Begin

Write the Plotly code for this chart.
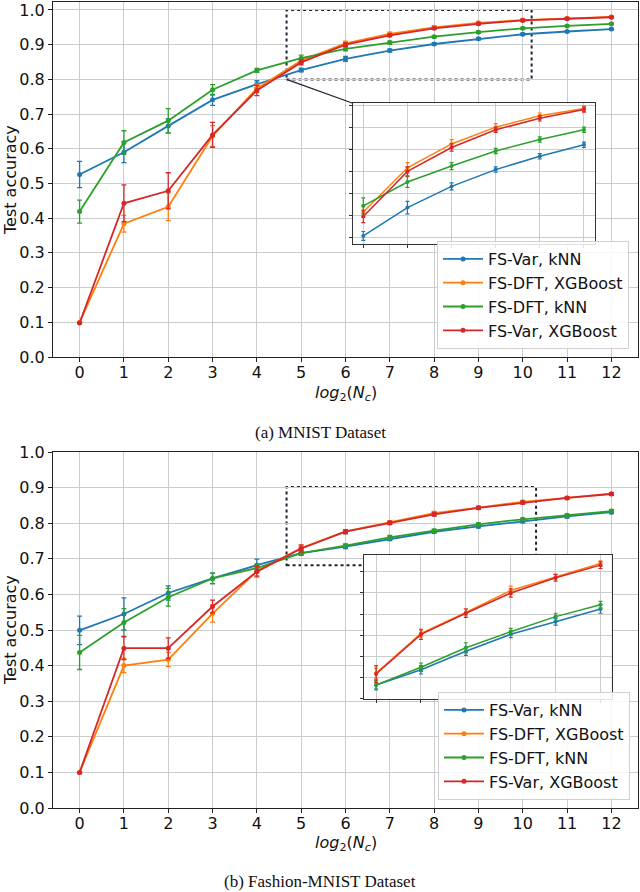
import plotly.graph_objects as go

W, H = 640, 892

# ---------------- data ----------------
x_log2 = list(range(13))
series_names = ["FS-Var, kNN", "FS-DFT, XGBoost", "FS-DFT, kNN", "FS-Var, XGBoost"]
series_colors = ["#1f77b4", "#ff7f0e", "#2ca02c", "#d62728"]

# (a) MNIST
mnist_var_knn = [0.526, 0.590, 0.666, 0.741, 0.786, 0.827, 0.859, 0.883, 0.902, 0.917, 0.930, 0.938, 0.945]
mnist_dft_xgb = [0.100, 0.384, 0.433, 0.637, 0.774, 0.854, 0.904, 0.931, 0.950, 0.963, 0.971, 0.976, 0.980]
mnist_dft_knn = [0.419, 0.618, 0.681, 0.770, 0.826, 0.861, 0.888, 0.906, 0.923, 0.936, 0.947, 0.954, 0.960]
mnist_var_xgb = [0.098, 0.443, 0.479, 0.640, 0.768, 0.849, 0.900, 0.927, 0.947, 0.960, 0.970, 0.975, 0.979]
mnist_var_knn_err = [0.038, 0.030, 0.020, 0.016, 0.010, 0.005, 0.007, 0.004, 0.003, 0.003, 0.003, 0.002, 0.002]
mnist_dft_xgb_err = [0.002, 0.024, 0.040, 0.030, 0.012, 0.006, 0.006, 0.005, 0.004, 0.003, 0.003, 0.002, 0.002]
mnist_dft_knn_err = [0.033, 0.034, 0.035, 0.015, 0.006, 0.009, 0.006, 0.004, 0.003, 0.003, 0.003, 0.002, 0.002]
mnist_var_xgb_err = [0.002, 0.053, 0.052, 0.036, 0.015, 0.007, 0.005, 0.004, 0.003, 0.003, 0.003, 0.002, 0.002]

# (b) Fashion-MNIST
fashion_var_knn = [0.499, 0.545, 0.604, 0.645, 0.682, 0.716, 0.734, 0.756, 0.776, 0.791, 0.806, 0.819, 0.831]
fashion_dft_xgb = [0.100, 0.400, 0.417, 0.546, 0.665, 0.730, 0.777, 0.802, 0.828, 0.844, 0.860, 0.871, 0.883]
fashion_dft_knn = [0.437, 0.521, 0.592, 0.645, 0.674, 0.716, 0.737, 0.760, 0.779, 0.797, 0.811, 0.822, 0.834]
fashion_var_xgb = [0.100, 0.449, 0.449, 0.566, 0.664, 0.729, 0.776, 0.801, 0.825, 0.843, 0.858, 0.871, 0.882]
fashion_var_knn_err = [0.040, 0.045, 0.020, 0.015, 0.017, 0.005, 0.005, 0.005, 0.004, 0.004, 0.005, 0.004, 0.004]
fashion_dft_xgb_err = [0.002, 0.020, 0.020, 0.024, 0.012, 0.006, 0.004, 0.004, 0.005, 0.003, 0.003, 0.003, 0.003]
fashion_dft_knn_err = [0.048, 0.039, 0.025, 0.015, 0.010, 0.006, 0.005, 0.006, 0.004, 0.004, 0.004, 0.004, 0.004]
fashion_var_xgb_err = [0.002, 0.032, 0.029, 0.018, 0.015, 0.010, 0.006, 0.005, 0.005, 0.004, 0.004, 0.003, 0.004]

x_ticks = list(range(13))
y_ticks = [round(0.1 * i, 1) for i in range(11)]
inset_y_ticks = [0.675 + 0.025 * i for i in range(13)]
captions = ["(a) MNIST Dataset", "(b) Fashion-MNIST Dataset"]
zoom_box_a = dict(x0=4.67, x1=10.2, y0=0.80, y1=1.0)
zoom_box_b = dict(x0=4.67, x1=10.3, y0=0.682, y1=0.902)

# ---------------- layout geometry (pixels) ----------------
def px_dom_x(a, b):
    return [a / W, b / W]

def px_dom_y(top, bottom):
    return [1 - bottom / H, 1 - top / H]

main_x_dom = px_dom_x(53, 638)
top_y_dom = px_dom_y(2, 357)
bot_y_dom = px_dom_y(452, 808)
ins_a_x_dom = px_dom_x(352.7, 595)
ins_a_y_dom = px_dom_y(103.3, 244.3)
ins_b_x_dom = px_dom_x(364, 611.7)
ins_b_y_dom = px_dom_y(555, 699.3)

main_x_range = [-0.6, 12.6]
top_y_range = [0, 1.023]
bot_y_range = [0, 1.0]
ins_a_x_range = [4.76, 10.25]
ins_a_y_range = [0.8175, 0.977]
ins_b_x_range = [4.73, 10.25]
ins_b_y_range = [0.699, 0.870]

FONT = "DejaVu Sans"
FS = 16
grid_col = "#cccccc"

fig = go.Figure()

panels = [
    (
        [mnist_var_knn, mnist_dft_xgb, mnist_dft_knn, mnist_var_xgb],
        [mnist_var_knn_err, mnist_dft_xgb_err, mnist_dft_knn_err, mnist_var_xgb_err],
        ("x", "y"), ("x3", "y3"), "legend",
    ),
    (
        [fashion_var_knn, fashion_dft_xgb, fashion_dft_knn, fashion_var_xgb],
        [fashion_var_knn_err, fashion_dft_xgb_err, fashion_dft_knn_err, fashion_var_xgb_err],
        ("x2", "y2"), ("x4", "y4"), "legend2",
    ),
]

for vals, errs, (mx, my), (ix, iy), leg in panels:
    for name, col, v, e in zip(series_names, series_colors, vals, errs):
        fig.add_trace(go.Scatter(
            x=x_log2, y=v, mode="lines+markers", name=name,
            line=dict(color=col, width=1.8), marker=dict(color=col, size=5),
            error_y=dict(type="data", array=e, color=col, thickness=1.3, width=2.5),
            xaxis=mx, yaxis=my, legend=leg, showlegend=True,
        ))
    for name, col, v, e in zip(series_names, series_colors, vals, errs):
        fig.add_trace(go.Scatter(
            x=x_log2[5:11], y=v[5:11], mode="lines+markers", name=name,
            line=dict(color=col, width=1.5), marker=dict(color=col, size=4),
            error_y=dict(type="data", array=e[5:11], color=col, thickness=1.2, width=2),
            xaxis=ix, yaxis=iy, showlegend=False,
        ))

common_axis = dict(automargin=False, showgrid=True, gridcolor=grid_col, gridwidth=1,
                   showline=True, mirror=True, zeroline=False, ticks="outside")

def main_x(dom, anchor):
    return dict(domain=dom, range=main_x_range, anchor=anchor, tickmode="array",
                tickvals=x_ticks, ticktext=[str(t) for t in x_ticks],
                linecolor="#222", linewidth=1, ticklen=4, tickcolor="#222",
                ticklabelstandoff=-3,
                tickfont=dict(family=FONT, size=FS, color="#111"), **common_axis)

def main_y(dom, rng, anchor):
    return dict(domain=dom, range=rng, anchor=anchor, tickmode="array",
                tickvals=y_ticks, ticktext=[f"{t:.1f}" for t in y_ticks],
                linecolor="#222", linewidth=1, ticklen=4, tickcolor="#222",
                tickfont=dict(family=FONT, size=FS, color="#111"), **common_axis)

def inset_x(dom, rng, anchor):
    return dict(domain=dom, range=rng, anchor=anchor, tickmode="array",
                tickvals=x_ticks, showticklabels=False,
                linecolor="#333", linewidth=1, ticklen=3, tickcolor="#333", **common_axis)

def inset_y(dom, rng, anchor):
    return dict(domain=dom, range=rng, anchor=anchor, tickmode="array",
                tickvals=inset_y_ticks, showticklabels=False,
                linecolor="#333", linewidth=1, ticklen=3, tickcolor="#333", **common_axis)

legend_style = dict(font=dict(family=FONT, size=FS, color="#111"),
                    bgcolor="rgba(255,255,255,0.85)", bordercolor="#d0d0d0", borderwidth=1,
                    xanchor="right", yanchor="bottom", itemwidth=40, tracegroupgap=0)

fig.update_layout(
    template="none",
    width=W, height=H, autosize=False,
    margin=dict(l=0, r=0, t=0, b=0, pad=0),
    paper_bgcolor="white", plot_bgcolor="white",
    font=dict(family=FONT, size=FS, color="#111"),
    xaxis=main_x(main_x_dom, "y"),
    yaxis=main_y(top_y_dom, top_y_range, "x"),
    xaxis2=main_x(main_x_dom, "y2"),
    yaxis2=main_y(bot_y_dom, bot_y_range, "x2"),
    xaxis3=inset_x(ins_a_x_dom, ins_a_x_range, "y3"),
    yaxis3=inset_y(ins_a_y_dom, ins_a_y_range, "x3"),
    xaxis4=inset_x(ins_b_x_dom, ins_b_x_range, "y4"),
    yaxis4=inset_y(ins_b_y_dom, ins_b_y_range, "x4"),
    legend=dict(x=629 / W, y=1 - 349 / H, **legend_style),
    legend2=dict(x=630 / W, y=1 - 800 / H, **legend_style),
)

# zoom boxes (dashed), drawn inside the main subplots (under the insets)
box_line = dict(color="#1e2233", width=2, dash="3px,3px")
fig.add_shape(type="rect", xref="x", yref="y", line=box_line, layer="below",
              fillcolor="rgba(0,0,0,0)", **zoom_box_a)
fig.add_shape(type="rect", xref="x2", yref="y2", line=box_line, layer="below",
              fillcolor="rgba(0,0,0,0)", **zoom_box_b)

# connector line from zoom box corner to the inset corner (top panel)
def data_to_paper(v, dom, rng):
    return dom[0] + (v - rng[0]) / (rng[1] - rng[0]) * (dom[1] - dom[0])

cx0 = data_to_paper(zoom_box_a["x0"], main_x_dom, main_x_range)
cy0 = data_to_paper(zoom_box_a["y0"], top_y_dom, top_y_range)
fig.add_shape(type="line", xref="paper", yref="paper",
              x0=cx0, y0=cy0, x1=ins_a_x_dom[0], y1=ins_a_y_dom[1],
              line=dict(color="#1e2233", width=1.2), layer="above")

# axis titles and captions
xlabel = "<i>log</i><sub>2</sub>(<i>N</i><sub><i>c</i></sub>)"
xcen = (main_x_dom[0] + main_x_dom[1]) / 2
for ycen_px, lab_px, cap_px, cap in [(180, 393, 432, captions[0]), (630, 843, 881, captions[1])]:
    fig.add_annotation(text="Test accuracy", xref="paper", yref="paper",
                       x=10 / W, y=1 - ycen_px / H, textangle=-90, showarrow=False,
                       font=dict(family=FONT, size=FS, color="#111"),
                       xanchor="center", yanchor="middle")
    fig.add_annotation(text=xlabel, xref="paper", yref="paper",
                       x=xcen, y=1 - lab_px / H, showarrow=False,
                       font=dict(family=FONT, size=FS, color="#111"),
                       xanchor="center", yanchor="middle")
    fig.add_annotation(text=cap, xref="paper", yref="paper",
                       x=320 / W, y=1 - cap_px / H, showarrow=False,
                       font=dict(family="Liberation Serif", size=17, color="#111"),
                       xanchor="center", yanchor="middle")

fig.write_html("out.html", config={"displayModeBar": False},
               post_script="document.body.style.margin='0px';")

End

GIVEN EXERCISE:
Begin at the first line of the data above and repeat each line exactly, stopping after the line containing "0.005, 0.004, 0.003, 0.003, 0.003, 0.002, 0.002]". Omit the pictures.

SOLUTION FOR THIS TASK:
Write the Plotly code for this chart.
import plotly.graph_objects as go

W, H = 640, 892

# ---------------- data ----------------
x_log2 = list(range(13))
series_names = ["FS-Var, kNN", "FS-DFT, XGBoost", "FS-DFT, kNN", "FS-Var, XGBoost"]
series_colors = ["#1f77b4", "#ff7f0e", "#2ca02c", "#d62728"]

# (a) MNIST
mnist_var_knn = [0.526, 0.590, 0.666, 0.741, 0.786, 0.827, 0.859, 0.883, 0.902, 0.917, 0.930, 0.938, 0.945]
mnist_dft_xgb = [0.100, 0.384, 0.433, 0.637, 0.774, 0.854, 0.904, 0.931, 0.950, 0.963, 0.971, 0.976, 0.980]
mnist_dft_knn = [0.419, 0.618, 0.681, 0.770, 0.826, 0.861, 0.888, 0.906, 0.923, 0.936, 0.947, 0.954, 0.960]
mnist_var_xgb = [0.098, 0.443, 0.479, 0.640, 0.768, 0.849, 0.900, 0.927, 0.947, 0.960, 0.970, 0.975, 0.979]
mnist_var_knn_err = [0.038, 0.030, 0.020, 0.016, 0.010, 0.005, 0.007, 0.004, 0.003, 0.003, 0.003, 0.002, 0.002]
mnist_dft_xgb_err = [0.002, 0.024, 0.040, 0.030, 0.012, 0.006, 0.006, 0.005, 0.004, 0.003, 0.003, 0.002, 0.002]
mnist_dft_knn_err = [0.033, 0.034, 0.035, 0.015, 0.006, 0.009, 0.006, 0.004, 0.003, 0.003, 0.003, 0.002, 0.002]
mnist_var_xgb_err = [0.002, 0.053, 0.052, 0.036, 0.015, 0.007, 0.005, 0.004, 0.003, 0.003, 0.003, 0.002, 0.002]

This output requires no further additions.